Return the material word for word. Do not include pictures.
═════ DATA LINES ═════
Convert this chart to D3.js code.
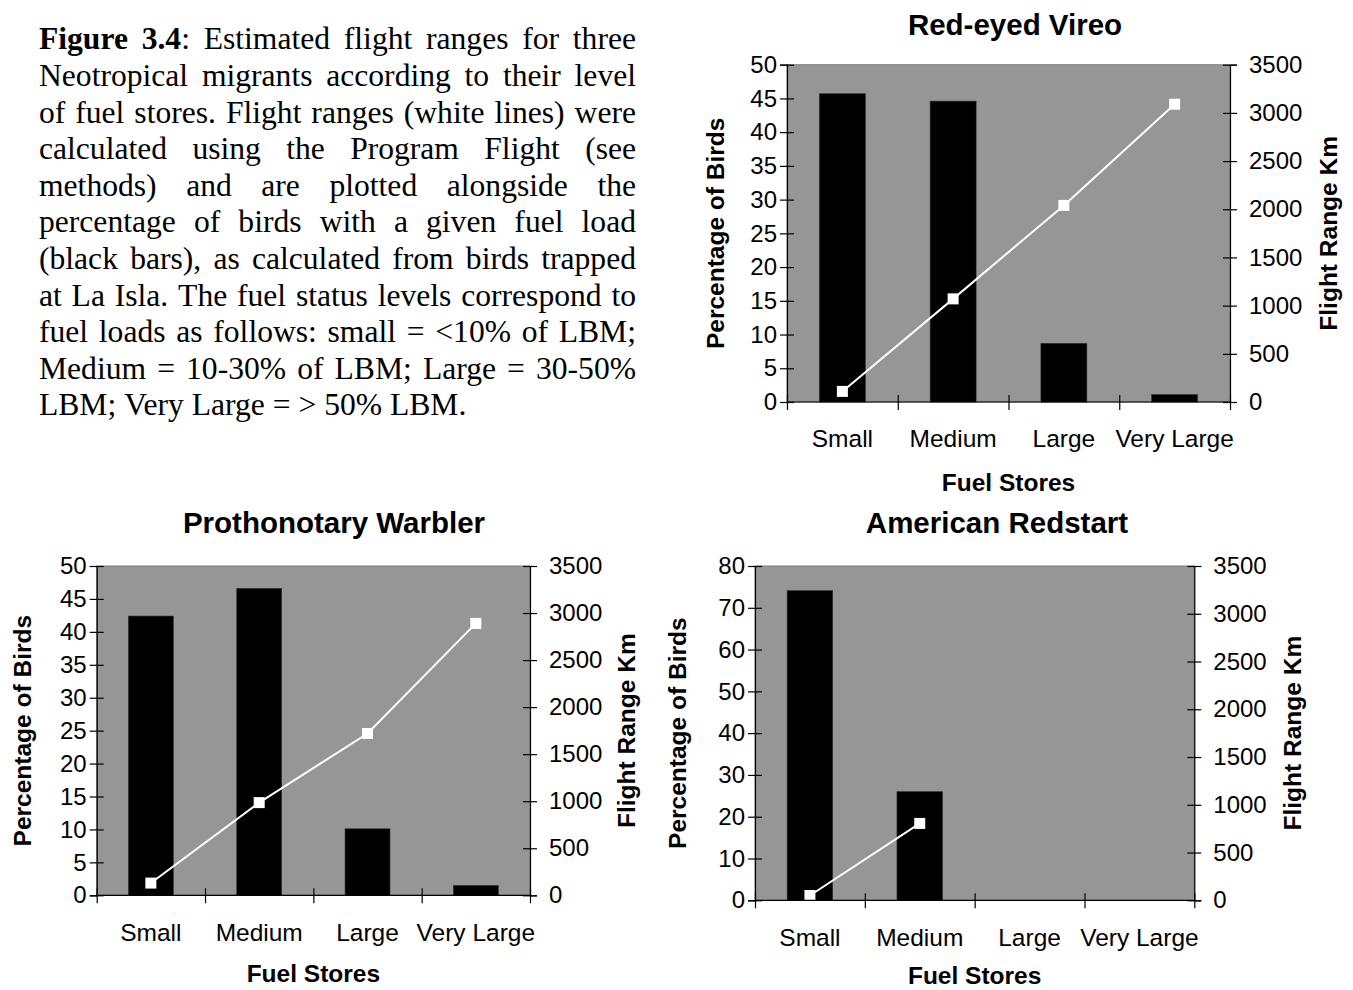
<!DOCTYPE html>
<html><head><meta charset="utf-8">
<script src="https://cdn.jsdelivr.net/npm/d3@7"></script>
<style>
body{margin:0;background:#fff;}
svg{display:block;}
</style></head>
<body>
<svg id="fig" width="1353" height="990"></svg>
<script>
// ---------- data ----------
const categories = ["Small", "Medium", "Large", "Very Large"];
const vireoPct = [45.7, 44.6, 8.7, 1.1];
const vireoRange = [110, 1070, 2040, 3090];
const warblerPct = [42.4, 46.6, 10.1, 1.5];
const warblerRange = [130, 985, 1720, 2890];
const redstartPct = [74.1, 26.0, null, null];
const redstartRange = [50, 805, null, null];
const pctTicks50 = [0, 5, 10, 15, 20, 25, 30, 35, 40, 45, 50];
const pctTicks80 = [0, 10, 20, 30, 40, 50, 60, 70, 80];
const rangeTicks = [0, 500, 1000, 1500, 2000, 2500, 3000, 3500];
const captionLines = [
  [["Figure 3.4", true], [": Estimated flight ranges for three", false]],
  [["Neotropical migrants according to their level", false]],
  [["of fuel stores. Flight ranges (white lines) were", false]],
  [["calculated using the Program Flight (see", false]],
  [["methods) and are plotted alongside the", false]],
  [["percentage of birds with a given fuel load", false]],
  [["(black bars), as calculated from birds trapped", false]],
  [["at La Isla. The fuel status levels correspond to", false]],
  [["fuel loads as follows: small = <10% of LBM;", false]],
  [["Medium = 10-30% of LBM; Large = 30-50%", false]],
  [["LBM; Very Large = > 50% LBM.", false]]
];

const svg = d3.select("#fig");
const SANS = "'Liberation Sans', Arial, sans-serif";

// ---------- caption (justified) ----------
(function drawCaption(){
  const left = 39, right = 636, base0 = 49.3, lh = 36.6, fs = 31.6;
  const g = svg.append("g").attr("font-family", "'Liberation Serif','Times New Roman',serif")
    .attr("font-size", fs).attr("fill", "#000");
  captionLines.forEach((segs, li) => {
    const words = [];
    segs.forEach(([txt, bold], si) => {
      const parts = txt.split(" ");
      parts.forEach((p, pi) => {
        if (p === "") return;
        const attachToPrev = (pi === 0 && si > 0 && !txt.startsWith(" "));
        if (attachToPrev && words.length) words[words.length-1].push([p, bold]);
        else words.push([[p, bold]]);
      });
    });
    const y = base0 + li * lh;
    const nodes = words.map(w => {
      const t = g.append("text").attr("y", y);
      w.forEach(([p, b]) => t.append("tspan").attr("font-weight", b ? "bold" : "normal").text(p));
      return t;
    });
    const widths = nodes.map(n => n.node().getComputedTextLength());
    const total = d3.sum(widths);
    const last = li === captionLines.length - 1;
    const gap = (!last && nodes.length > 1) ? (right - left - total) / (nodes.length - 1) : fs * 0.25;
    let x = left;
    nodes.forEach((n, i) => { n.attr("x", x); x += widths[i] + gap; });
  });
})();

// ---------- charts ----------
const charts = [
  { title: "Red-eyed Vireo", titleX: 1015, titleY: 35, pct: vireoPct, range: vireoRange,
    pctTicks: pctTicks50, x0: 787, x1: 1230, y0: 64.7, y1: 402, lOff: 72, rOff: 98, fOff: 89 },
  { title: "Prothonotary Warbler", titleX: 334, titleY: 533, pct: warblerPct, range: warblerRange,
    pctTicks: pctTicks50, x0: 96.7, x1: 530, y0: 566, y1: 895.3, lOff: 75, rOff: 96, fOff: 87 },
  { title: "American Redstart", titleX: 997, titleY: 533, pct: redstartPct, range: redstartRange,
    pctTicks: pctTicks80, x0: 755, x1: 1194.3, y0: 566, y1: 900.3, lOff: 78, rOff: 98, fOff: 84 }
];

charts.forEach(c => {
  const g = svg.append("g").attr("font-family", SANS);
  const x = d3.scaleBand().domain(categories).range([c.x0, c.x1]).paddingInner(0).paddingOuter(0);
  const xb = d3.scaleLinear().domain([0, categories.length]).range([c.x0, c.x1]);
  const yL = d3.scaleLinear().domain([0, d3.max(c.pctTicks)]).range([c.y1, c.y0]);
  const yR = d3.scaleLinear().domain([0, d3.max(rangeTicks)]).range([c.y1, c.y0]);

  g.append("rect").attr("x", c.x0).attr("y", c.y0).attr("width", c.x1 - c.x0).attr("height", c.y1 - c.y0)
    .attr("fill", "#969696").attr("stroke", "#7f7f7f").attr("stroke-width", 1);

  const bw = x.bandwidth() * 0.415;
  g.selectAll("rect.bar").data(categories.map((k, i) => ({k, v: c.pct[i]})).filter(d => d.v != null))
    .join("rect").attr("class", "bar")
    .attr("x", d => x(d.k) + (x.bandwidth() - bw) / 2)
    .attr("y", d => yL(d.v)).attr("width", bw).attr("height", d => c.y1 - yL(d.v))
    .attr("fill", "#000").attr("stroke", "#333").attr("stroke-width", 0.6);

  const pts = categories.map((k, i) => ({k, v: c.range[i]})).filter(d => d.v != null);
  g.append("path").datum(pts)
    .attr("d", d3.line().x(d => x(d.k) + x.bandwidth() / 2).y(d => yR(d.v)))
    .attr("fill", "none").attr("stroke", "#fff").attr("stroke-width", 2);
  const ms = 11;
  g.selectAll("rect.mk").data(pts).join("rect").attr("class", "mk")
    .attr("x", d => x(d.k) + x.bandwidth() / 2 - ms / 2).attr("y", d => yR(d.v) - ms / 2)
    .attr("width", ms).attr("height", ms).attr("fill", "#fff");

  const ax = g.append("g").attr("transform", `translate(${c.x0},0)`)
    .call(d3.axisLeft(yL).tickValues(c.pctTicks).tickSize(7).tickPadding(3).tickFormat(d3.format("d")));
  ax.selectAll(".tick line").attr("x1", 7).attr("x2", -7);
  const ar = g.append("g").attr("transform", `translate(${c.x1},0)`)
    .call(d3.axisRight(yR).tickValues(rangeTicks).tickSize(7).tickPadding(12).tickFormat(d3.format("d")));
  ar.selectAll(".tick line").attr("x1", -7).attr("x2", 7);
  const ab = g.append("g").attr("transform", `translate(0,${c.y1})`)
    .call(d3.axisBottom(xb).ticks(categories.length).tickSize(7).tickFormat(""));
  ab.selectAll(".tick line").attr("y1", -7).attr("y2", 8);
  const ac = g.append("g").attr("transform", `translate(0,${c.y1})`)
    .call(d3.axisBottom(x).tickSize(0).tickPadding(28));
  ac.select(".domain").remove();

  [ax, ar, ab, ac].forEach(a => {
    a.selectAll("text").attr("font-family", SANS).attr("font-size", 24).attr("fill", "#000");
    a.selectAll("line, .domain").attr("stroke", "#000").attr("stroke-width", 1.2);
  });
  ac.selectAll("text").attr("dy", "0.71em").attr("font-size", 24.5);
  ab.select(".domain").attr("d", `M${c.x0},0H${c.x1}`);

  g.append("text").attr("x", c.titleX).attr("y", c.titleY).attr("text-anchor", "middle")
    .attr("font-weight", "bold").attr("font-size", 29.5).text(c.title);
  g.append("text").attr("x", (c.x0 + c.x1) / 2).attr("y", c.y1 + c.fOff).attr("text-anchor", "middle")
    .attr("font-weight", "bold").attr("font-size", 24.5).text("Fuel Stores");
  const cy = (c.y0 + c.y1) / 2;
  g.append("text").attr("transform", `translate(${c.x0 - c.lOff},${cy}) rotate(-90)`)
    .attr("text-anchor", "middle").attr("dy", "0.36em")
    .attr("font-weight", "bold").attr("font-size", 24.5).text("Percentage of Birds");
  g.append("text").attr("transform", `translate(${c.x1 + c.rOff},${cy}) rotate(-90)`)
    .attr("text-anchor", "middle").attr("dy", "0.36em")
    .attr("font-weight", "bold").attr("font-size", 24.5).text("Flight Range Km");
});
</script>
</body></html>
═════
» **TASK SOLUTION**:
Convert this chart to D3.js code.
<!DOCTYPE html>
<html><head><meta charset="utf-8">
<script src="https://cdn.jsdelivr.net/npm/d3@7"></script>
<style>
body{margin:0;background:#fff;}
svg{display:block;}
</style></head>
<body>
<svg id="fig" width="1353" height="990"></svg>
<script>
// ---------- data ----------
const categories = ["Small", "Medium", "Large", "Very Large"];
const vireoPct = [45.7, 44.6, 8.7, 1.1];
const vireoRange = [110, 1070, 2040, 3090];
const warblerPct = [42.4, 46.6, 10.1, 1.5];
const warblerRange = [130, 985, 1720, 2890];
const redstartPct = [74.1, 26.0, null, null];
const redstartRange = [50, 805, null, null];
const pctTicks50 = [0, 5, 10, 15, 20, 25, 30, 35, 40, 45, 50];
const pctTicks80 = [0, 10, 20, 30, 40, 50, 60, 70, 80];
const rangeTicks = [0, 500, 1000, 1500, 2000, 2500, 3000, 3500];
const captionLines = [
  [["Figure 3.4", true], [": Estimated flight ranges for three", false]],
  [["Neotropical migrants according to their level", false]],
  [["of fuel stores. Flight ranges (white lines) were", false]],
  [["calculated using the Program Flight (see", false]],
  [["methods) and are plotted alongside the", false]],
  [["percentage of birds with a given fuel load", false]],
  [["(black bars), as calculated from birds trapped", false]],
  [["at La Isla. The fuel status levels correspond to", false]],
  [["fuel loads as follows: small = <10% of LBM;", false]],
  [["Medium = 10-30% of LBM; Large = 30-50%", false]],
  [["LBM; Very Large = > 50% LBM.", false]]
];

const svg = d3.select("#fig");
const SANS = "'Liberation Sans', Arial, sans-serif";

// ---------- caption (justified) ----------
(function drawCaption(){
  const left = 39, right = 636, base0 = 49.3, lh = 36.6, fs = 31.6;
  const g = svg.append("g").attr("font-family", "'Liberation Serif','Times New Roman',serif")
    .attr("font-size", fs).attr("fill", "#000");
  captionLines.forEach((segs, li) => {
    const words = [];
    segs.forEach(([txt, bold], si) => {
      const parts = txt.split(" ");
      parts.forEach((p, pi) => {
        if (p === "") return;
        const attachToPrev = (pi === 0 && si > 0 && !txt.startsWith(" "));
        if (attachToPrev && words.length) words[words.length-1].push([p, bold]);
        else words.push([[p, bold]]);
      });
    });
    const y = base0 + li * lh;
    const nodes = words.map(w => {
      const t = g.append("text").attr("y", y);
      w.forEach(([p, b]) => t.append("tspan").attr("font-weight", b ? "bold" : "normal").text(p));
      return t;
    });
    const widths = nodes.map(n => n.node().getComputedTextLength());
    const total = d3.sum(widths);
    const last = li === captionLines.length - 1;
    const gap = (!last && nodes.length > 1) ? (right - left - total) / (nodes.length - 1) : fs * 0.25;
    let x = left;
    nodes.forEach((n, i) => { n.attr("x", x); x += widths[i] + gap; });
  });
})();

// ---------- charts ----------
const charts = [
  { title: "Red-eyed Vireo", titleX: 1015, titleY: 35, pct: vireoPct, range: vireoRange,
    pctTicks: pctTicks50, x0: 787, x1: 1230, y0: 64.7, y1: 402, lOff: 72, rOff: 98, fOff: 89 },
  { title: "Prothonotary Warbler", titleX: 334, titleY: 533, pct: warblerPct, range: warblerRange,
    pctTicks: pctTicks50, x0: 96.7, x1: 530, y0: 566, y1: 895.3, lOff: 75, rOff: 96, fOff: 87 },
  { title: "American Redstart", titleX: 997, titleY: 533, pct: redstartPct, range: redstartRange,
    pctTicks: pctTicks80, x0: 755, x1: 1194.3, y0: 566, y1: 900.3, lOff: 78, rOff: 98, fOff: 84 }
];

charts.forEach(c => {
  const g = svg.append("g").attr("font-family", SANS);
  const x = d3.scaleBand().domain(categories).range([c.x0, c.x1]).paddingInner(0).paddingOuter(0);
  const xb = d3.scaleLinear().domain([0, categories.length]).range([c.x0, c.x1]);
  const yL = d3.scaleLinear().domain([0, d3.max(c.pctTicks)]).range([c.y1, c.y0]);
  const yR = d3.scaleLinear().domain([0, d3.max(rangeTicks)]).range([c.y1, c.y0]);

  g.append("rect").attr("x", c.x0).attr("y", c.y0).attr("width", c.x1 - c.x0).attr("height", c.y1 - c.y0)
    .attr("fill", "#969696").attr("stroke", "#7f7f7f").attr("stroke-width", 1);

  const bw = x.bandwidth() * 0.415;
  g.selectAll("rect.bar").data(categories.map((k, i) => ({k, v: c.pct[i]})).filter(d => d.v != null))
    .join("rect").attr("class", "bar")
    .attr("x", d => x(d.k) + (x.bandwidth() - bw) / 2)
    .attr("y", d => yL(d.v)).attr("width", bw).attr("height", d => c.y1 - yL(d.v))
    .attr("fill", "#000").attr("stroke", "#333").attr("stroke-width", 0.6);

  const pts = categories.map((k, i) => ({k, v: c.range[i]})).filter(d => d.v != null);
  g.append("path").datum(pts)
    .attr("d", d3.line().x(d => x(d.k) + x.bandwidth() / 2).y(d => yR(d.v)))
    .attr("fill", "none").attr("stroke", "#fff").attr("stroke-width", 2);
  const ms = 11;
  g.selectAll("rect.mk").data(pts).join("rect").attr("class", "mk")
    .attr("x", d => x(d.k) + x.bandwidth() / 2 - ms / 2).attr("y", d => yR(d.v) - ms / 2)
    .attr("width", ms).attr("height", ms).attr("fill", "#fff");

  const ax = g.append("g").attr("transform", `translate(${c.x0},0)`)
    .call(d3.axisLeft(yL).tickValues(c.pctTicks).tickSize(7).tickPadding(3).tickFormat(d3.format("d")));
  ax.selectAll(".tick line").attr("x1", 7).attr("x2", -7);
  const ar = g.append("g").attr("transform", `translate(${c.x1},0)`)
    .call(d3.axisRight(yR).tickValues(rangeTicks).tickSize(7).tickPadding(12).tickFormat(d3.format("d")));
  ar.selectAll(".tick line").attr("x1", -7).attr("x2", 7);
  const ab = g.append("g").attr("transform", `translate(0,${c.y1})`)
    .call(d3.axisBottom(xb).ticks(categories.length).tickSize(7).tickFormat(""));
  ab.selectAll(".tick line").attr("y1", -7).attr("y2", 8);
  const ac = g.append("g").attr("transform", `translate(0,${c.y1})`)
    .call(d3.axisBottom(x).tickSize(0).tickPadding(28));
  ac.select(".domain").remove();

  [ax, ar, ab, ac].forEach(a => {
    a.selectAll("text").attr("font-family", SANS).attr("font-size", 24).attr("fill", "#000");
    a.selectAll("line, .domain").attr("stroke", "#000").attr("stroke-width", 1.2);
  });
  ac.selectAll("text").attr("dy", "0.71em").attr("font-size", 24.5);
  ab.select(".domain").attr("d", `M${c.x0},0H${c.x1}`);

  g.append("text").attr("x", c.titleX).attr("y", c.titleY).attr("text-anchor", "middle")
    .attr("font-weight", "bold").attr("font-size", 29.5).text(c.title);
  g.append("text").attr("x", (c.x0 + c.x1) / 2).attr("y", c.y1 + c.fOff).attr("text-anchor", "middle")
    .attr("font-weight", "bold").attr("font-size", 24.5).text("Fuel Stores");
  const cy = (c.y0 + c.y1) / 2;
  g.append("text").attr("transform", `translate(${c.x0 - c.lOff},${cy}) rotate(-90)`)
    .attr("text-anchor", "middle").attr("dy", "0.36em")
    .attr("font-weight", "bold").attr("font-size", 24.5).text("Percentage of Birds");
  g.append("text").attr("transform", `translate(${c.x1 + c.rOff},${cy}) rotate(-90)`)
    .attr("text-anchor", "middle").attr("dy", "0.36em")
    .attr("font-weight", "bold").attr("font-size", 24.5).text("Flight Range Km");
});
</script>
</body></html>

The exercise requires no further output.